Bir gün, köydeki en güzel kız olan Beatrice’ye aşık olur Mario. Pablo Neruda ve postacı filminde kırılma noktalarından biri, bu aşk sahnesidir. Neruda’dan yardım isteyen Mario, kızı şiirlerle kendisine aşık etmek ister. Neruda, sevgili dostu Mario’ya yardım edecektir. Gerçekten de kız, şiirin ve Mario’nun çekimine kapılmıştır. Ama yiğeninin içinde bulunduğu durum, kafenin sahibini mutlu etmeyecektir. Bütün işin Neruda’nın başının altından çıktığını düşünen kadın, hesap sormak için Neruda’nın evine gelir.
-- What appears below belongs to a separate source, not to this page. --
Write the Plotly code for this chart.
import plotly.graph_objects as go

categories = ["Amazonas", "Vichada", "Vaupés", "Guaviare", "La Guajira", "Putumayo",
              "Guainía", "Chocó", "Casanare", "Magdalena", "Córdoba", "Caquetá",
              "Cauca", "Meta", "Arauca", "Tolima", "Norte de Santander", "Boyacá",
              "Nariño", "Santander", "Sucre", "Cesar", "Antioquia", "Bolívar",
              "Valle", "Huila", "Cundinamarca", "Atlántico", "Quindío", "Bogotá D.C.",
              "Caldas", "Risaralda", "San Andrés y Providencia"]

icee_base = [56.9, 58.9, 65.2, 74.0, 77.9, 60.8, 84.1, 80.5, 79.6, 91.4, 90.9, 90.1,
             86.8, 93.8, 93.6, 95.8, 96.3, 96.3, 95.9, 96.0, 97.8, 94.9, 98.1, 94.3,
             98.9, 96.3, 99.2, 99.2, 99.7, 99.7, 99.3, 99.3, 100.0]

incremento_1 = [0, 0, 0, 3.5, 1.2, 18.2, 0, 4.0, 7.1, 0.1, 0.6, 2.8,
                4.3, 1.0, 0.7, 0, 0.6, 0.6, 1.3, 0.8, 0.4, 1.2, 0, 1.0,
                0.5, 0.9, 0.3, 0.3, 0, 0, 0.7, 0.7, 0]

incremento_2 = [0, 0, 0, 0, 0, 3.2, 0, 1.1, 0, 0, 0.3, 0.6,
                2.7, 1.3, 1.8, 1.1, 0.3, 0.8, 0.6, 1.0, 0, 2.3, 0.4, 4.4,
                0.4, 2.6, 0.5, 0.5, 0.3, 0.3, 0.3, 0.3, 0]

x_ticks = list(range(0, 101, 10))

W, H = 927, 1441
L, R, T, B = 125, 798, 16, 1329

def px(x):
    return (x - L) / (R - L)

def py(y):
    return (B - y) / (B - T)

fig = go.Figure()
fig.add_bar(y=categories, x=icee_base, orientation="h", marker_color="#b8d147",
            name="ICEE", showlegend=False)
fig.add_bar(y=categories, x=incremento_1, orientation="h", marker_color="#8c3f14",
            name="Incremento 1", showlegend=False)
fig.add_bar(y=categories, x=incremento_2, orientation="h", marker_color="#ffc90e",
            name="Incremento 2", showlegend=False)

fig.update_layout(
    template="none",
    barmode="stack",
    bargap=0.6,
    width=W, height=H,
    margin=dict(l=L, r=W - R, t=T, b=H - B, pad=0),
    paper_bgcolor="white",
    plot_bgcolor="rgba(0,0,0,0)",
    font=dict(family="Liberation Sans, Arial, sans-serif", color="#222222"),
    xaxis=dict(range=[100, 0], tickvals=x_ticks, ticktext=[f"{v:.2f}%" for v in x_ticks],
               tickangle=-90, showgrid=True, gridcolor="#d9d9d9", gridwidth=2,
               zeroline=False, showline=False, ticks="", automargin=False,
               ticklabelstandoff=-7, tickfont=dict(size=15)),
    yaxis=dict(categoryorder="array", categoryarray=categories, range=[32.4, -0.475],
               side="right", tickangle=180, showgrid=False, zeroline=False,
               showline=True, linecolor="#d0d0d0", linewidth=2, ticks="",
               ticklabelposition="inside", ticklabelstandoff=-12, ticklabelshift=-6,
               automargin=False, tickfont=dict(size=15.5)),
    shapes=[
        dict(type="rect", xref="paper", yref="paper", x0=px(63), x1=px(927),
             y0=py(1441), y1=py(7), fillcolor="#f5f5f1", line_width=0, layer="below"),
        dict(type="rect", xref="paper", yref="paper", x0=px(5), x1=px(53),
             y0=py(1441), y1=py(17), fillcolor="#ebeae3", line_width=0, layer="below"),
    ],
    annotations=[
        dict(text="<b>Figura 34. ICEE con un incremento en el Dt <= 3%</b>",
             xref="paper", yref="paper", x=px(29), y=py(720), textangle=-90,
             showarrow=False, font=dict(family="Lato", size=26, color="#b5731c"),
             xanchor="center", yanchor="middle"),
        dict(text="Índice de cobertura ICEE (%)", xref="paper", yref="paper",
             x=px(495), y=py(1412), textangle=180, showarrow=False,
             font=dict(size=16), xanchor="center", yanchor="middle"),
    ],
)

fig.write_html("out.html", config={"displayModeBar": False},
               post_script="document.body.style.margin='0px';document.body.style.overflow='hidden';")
Onun yüzünden Mario’nun şiirler yazdığını ve yiğenini etkilediğini söyler.
Evde saklanan Mario, her şeyi duymuştur. Kadın, adeta bütün kinini kusar ve evden ayrılır. Ardından Pablo Neruda ve postacı arasında çok özel bir diyalog geçer:
Neruda: Benim şiirlerimle kızı başta çıkarmışsın.
Postacı: Senin yazdığın şiirle kızı baştan çıkardığım doğru. Ama o şiir sana ait değil.
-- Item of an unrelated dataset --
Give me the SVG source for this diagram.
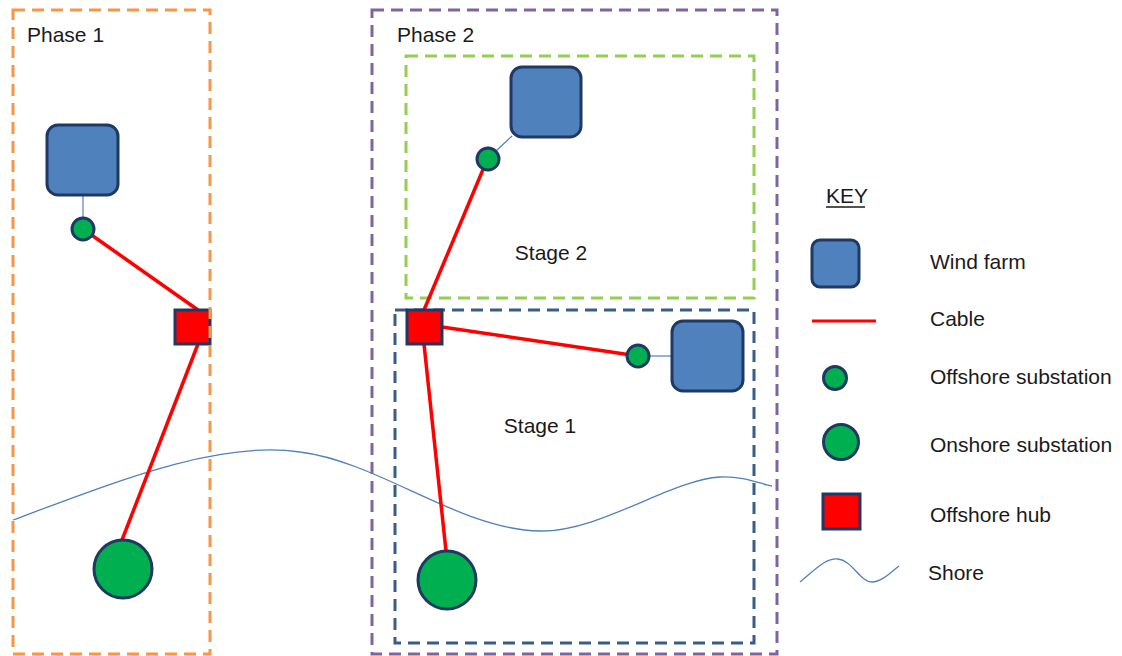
<svg xmlns="http://www.w3.org/2000/svg" width="1122" height="656" viewBox="0 0 1122 656">
<style>
text{font-family:"Liberation Sans",Arial,sans-serif;font-size:21px;fill:#1a1a1a}
.box{fill:none;stroke-width:3;stroke-dasharray:12 7}
.wf{fill:#4F81BD;stroke:#1F3864;stroke-width:3}
.sub{fill:#00B050;stroke:#1F3864;stroke-width:3}
.hub{fill:#FF0000;stroke:#1F3864;stroke-width:3}
.cable{stroke:#FF0000;stroke-width:3.5;fill:none}
.link{stroke:#4F81BD;stroke-width:1.2;fill:none}
.shore{stroke:#4F81BD;stroke-width:1.3;fill:none}
</style>
<rect width="1122" height="656" fill="#fff"/>

<g id="phase2">
<rect class="box" x="372" y="10" width="405" height="644" stroke="#8064A2"/>
<text x="397" y="42">Phase 2</text>
</g>
<g id="stage2">
<rect class="box" x="406" y="56" width="348" height="242" stroke="#92D050"/>
<text x="551" y="260" text-anchor="middle">Stage 2</text>
</g>
<g id="stage1">
<rect class="box" x="395" y="310" width="359" height="333" stroke="#385D8A"/>
<text x="540" y="433" text-anchor="middle">Stage 1</text>
</g>

<path id="shore" class="shore" d="M13,520 C120,480 220,440 300,452 C380,462 460,530 540,531 C600,532 670,480 720,477 C745,476 760,484 772,486"/>

<g id="connectors">
<line class="link" x1="83" y1="195" x2="83" y2="217"/>
<line class="link" x1="496" y1="151" x2="512" y2="136"/>
<line class="link" x1="650" y1="356" x2="672" y2="356"/>
<line class="cable" x1="83" y1="229" x2="198" y2="310"/>
<line class="cable" x1="198" y1="344" x2="122" y2="540"/>
<line class="cable" x1="487" y1="160" x2="424" y2="310"/>
<line class="cable" x1="442" y1="327" x2="638" y2="356"/>
<line class="cable" x1="424" y1="344" x2="446" y2="551"/>
</g>

<g id="windfarm1"><rect class="wf" x="47" y="125" width="71" height="70" rx="11"/></g>
<g id="offsub1"><circle class="sub" cx="83" cy="229" r="11"/></g>
<g id="hub1"><rect class="hub" x="175" y="310" width="35" height="34"/></g>
<g id="onsub1"><circle class="sub" cx="123" cy="569" r="29"/></g>

<g id="windfarm2"><rect class="wf" x="511" y="67" width="70" height="70" rx="11"/></g>
<g id="offsub2"><circle class="sub" cx="488" cy="159" r="11"/></g>
<g id="hub2"><rect class="hub" x="407" y="310" width="35" height="34"/></g>
<g id="offsub3"><circle class="sub" cx="638" cy="356" r="11"/></g>
<g id="windfarm3"><rect class="wf" x="672" y="321" width="71" height="70" rx="11"/></g>
<g id="onsub2"><circle class="sub" cx="447" cy="580" r="29"/></g>

<g id="phase1">
<rect class="box" x="13" y="10" width="197" height="644" stroke="#F79646"/>
<text x="27" y="42">Phase 1</text>
</g>

<g id="key">
<text x="826" y="203">KEY</text>
<line x1="826" y1="207" x2="865" y2="207" stroke="#1a1a1a" stroke-width="1.5"/>
<rect class="wf" x="812" y="240" width="47" height="47" rx="8"/>
<text x="930" y="269">Wind farm</text>
<line x1="812" y1="321" x2="876" y2="321" stroke="#FF0000" stroke-width="3"/>
<text x="930" y="326">Cable</text>
<circle class="sub" cx="835" cy="378" r="11.5"/>
<text x="930" y="384">Offshore substation</text>
<circle class="sub" cx="841" cy="442" r="17.5"/>
<text x="930" y="452">Onshore substation</text>
<rect class="hub" x="823" y="494" width="37" height="35"/>
<text x="930" y="522">Offshore hub</text>
<path class="shore" d="M800,582 C815,570 825,558 838,559 C852,560 860,582 872,582 C882,582 892,571 899,566"/>
<text x="928" y="580">Shore</text>
</g>
</svg>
Neruda: Benim yazdığım şiirin bana ait olmadığını mı söylüyorsun?
Postacı: Evet. Şiir yazana değil ihtiyacı olana aittir.
Pablo Neruda ve postacı filminde geçen bu diyalog, insanı sanatın özü hakkında bir kere daha düşündürür. Sahi, bir şiir kime aittir?
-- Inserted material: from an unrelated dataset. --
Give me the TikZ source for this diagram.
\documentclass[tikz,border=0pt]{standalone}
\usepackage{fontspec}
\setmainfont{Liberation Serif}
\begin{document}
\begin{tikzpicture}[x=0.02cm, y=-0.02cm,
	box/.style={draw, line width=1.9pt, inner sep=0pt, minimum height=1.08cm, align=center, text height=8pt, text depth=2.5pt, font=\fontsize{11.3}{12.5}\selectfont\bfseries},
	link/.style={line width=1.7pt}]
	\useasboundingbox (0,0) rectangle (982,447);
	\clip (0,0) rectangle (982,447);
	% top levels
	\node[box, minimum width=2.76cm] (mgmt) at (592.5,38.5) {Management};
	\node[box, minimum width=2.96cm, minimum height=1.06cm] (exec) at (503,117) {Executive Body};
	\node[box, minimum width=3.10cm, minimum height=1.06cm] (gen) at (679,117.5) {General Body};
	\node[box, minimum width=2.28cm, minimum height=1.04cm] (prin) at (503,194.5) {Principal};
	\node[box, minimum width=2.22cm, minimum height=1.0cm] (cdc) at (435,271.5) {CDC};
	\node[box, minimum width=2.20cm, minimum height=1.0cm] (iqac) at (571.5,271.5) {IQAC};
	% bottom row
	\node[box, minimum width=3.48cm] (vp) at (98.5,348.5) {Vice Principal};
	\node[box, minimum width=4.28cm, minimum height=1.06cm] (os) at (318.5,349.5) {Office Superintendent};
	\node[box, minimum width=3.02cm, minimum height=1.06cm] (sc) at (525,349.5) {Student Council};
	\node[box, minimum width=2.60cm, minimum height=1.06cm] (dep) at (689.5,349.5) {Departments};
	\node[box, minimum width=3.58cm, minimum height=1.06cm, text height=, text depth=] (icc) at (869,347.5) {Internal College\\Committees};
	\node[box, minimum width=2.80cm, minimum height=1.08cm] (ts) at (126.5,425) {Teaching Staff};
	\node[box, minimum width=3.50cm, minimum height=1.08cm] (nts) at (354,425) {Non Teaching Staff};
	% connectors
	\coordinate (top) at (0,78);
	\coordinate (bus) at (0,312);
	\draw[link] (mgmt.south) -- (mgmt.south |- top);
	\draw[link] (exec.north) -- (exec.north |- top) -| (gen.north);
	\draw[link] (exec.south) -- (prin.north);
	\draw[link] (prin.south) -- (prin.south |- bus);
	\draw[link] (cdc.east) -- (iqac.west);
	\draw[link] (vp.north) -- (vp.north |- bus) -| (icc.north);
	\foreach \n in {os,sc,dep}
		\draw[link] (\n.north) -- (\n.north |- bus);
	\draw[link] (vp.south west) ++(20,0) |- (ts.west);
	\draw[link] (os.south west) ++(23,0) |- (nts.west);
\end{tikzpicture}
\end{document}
Massimo Troisi: Filmdeki ve Yaşamdaki Benzerlik
Filmde Mario Ruoppolo karakterini canlandıran Massimo Troisi, filmden önce, yaşadığı kalp rahatsızlığı nedeniyle tedavi olmak zorundadır. Fakat filmin çekimlerinin ertelenmemesi adına, tedavisini ertelemeyi tercih eder. Filmde, bir gösteri sırasında polisin müdahalesi nedeniyle hayatını kaybeden Mario, gerçek hayatta film çekimlerinden 1 yıl sonra hayatını kaybeder. Bu çok ilginç tesadüf, birçok açıdan sancılıdır.
Massimo Troisi, filmin başarısını görecek kadar yaşayamamıştır. Filmde de sessiz sedasız hayatını kaybeden, daha doğrusu öldüğünü daha sonradan öğrendiğimiz Mario karakteri ile gerçek hayattaki Massimo ve Neruda, filmin konusu ve olaylar ve daha pek çok unsur; Il Postino filminin neden izlenmesi gerektiğini bir kere daha gözler önüne serer. Eğer bu filmi izlemediyseniz, şimdi filmin o derin sularına dalmanın vakti!